Locate all lines with the word "matplotlib" and copy them out.

[start Supplied information]

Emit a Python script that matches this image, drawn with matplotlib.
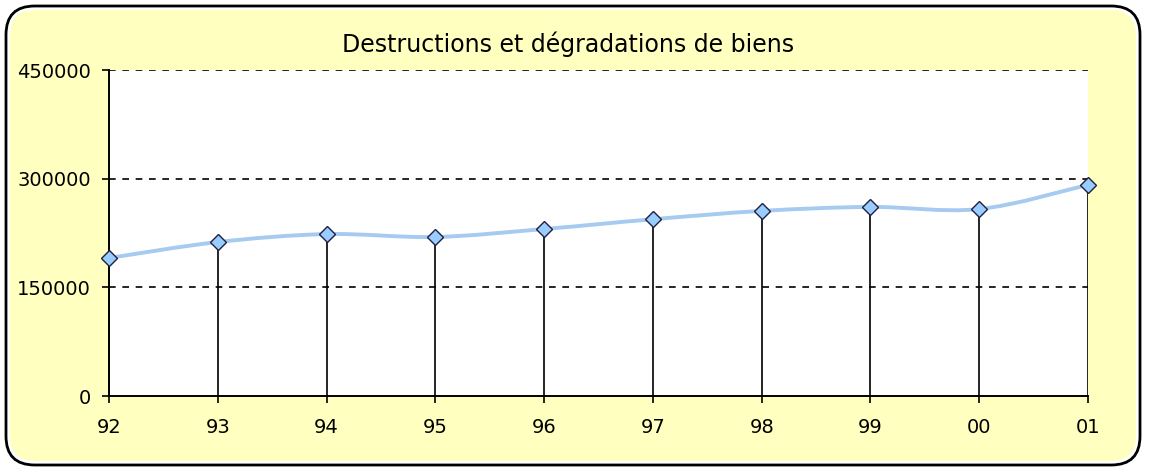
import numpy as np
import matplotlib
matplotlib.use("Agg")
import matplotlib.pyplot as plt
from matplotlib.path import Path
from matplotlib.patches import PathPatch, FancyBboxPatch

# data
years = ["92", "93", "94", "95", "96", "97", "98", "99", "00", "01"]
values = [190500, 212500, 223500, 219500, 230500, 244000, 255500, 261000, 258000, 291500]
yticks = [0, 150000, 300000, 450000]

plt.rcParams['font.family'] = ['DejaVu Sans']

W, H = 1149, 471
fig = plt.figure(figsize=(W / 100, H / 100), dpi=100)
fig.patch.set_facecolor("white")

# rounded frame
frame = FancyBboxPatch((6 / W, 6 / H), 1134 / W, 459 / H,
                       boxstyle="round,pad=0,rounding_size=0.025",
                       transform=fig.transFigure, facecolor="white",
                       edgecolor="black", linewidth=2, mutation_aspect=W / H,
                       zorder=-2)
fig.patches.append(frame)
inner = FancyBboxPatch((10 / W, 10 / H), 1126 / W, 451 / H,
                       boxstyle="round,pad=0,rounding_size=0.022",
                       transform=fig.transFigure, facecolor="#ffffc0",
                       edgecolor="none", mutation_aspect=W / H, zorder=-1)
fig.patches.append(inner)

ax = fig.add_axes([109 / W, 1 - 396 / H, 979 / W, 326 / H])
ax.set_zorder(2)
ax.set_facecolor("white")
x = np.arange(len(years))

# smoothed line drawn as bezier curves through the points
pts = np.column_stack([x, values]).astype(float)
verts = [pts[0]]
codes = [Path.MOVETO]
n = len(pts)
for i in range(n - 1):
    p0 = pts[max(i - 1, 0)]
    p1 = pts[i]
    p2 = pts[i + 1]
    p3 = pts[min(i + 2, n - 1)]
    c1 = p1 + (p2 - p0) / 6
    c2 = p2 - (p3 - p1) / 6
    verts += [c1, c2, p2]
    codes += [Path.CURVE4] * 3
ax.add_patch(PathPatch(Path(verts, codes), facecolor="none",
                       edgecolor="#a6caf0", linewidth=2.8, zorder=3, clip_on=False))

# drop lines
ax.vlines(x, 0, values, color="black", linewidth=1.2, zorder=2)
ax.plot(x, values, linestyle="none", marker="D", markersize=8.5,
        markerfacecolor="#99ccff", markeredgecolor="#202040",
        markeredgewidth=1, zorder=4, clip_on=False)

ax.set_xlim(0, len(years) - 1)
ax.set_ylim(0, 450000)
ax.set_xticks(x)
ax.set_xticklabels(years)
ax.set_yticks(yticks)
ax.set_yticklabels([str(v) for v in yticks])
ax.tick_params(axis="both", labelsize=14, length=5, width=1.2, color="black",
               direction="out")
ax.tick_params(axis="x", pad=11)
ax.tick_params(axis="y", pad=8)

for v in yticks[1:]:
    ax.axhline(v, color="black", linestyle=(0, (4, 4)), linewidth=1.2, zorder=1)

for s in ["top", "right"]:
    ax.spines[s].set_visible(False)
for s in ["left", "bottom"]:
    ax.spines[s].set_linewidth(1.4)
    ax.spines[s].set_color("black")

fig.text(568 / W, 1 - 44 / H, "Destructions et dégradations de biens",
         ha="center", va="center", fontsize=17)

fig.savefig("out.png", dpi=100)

[end Supplied information]

Exercise output:
Emit a Python script that matches this image, drawn with matplotlib.
import matplotlib
matplotlib.use("Agg")
import matplotlib.pyplot as plt
from matplotlib.path import Path
from matplotlib.patches import PathPatch, FancyBboxPatch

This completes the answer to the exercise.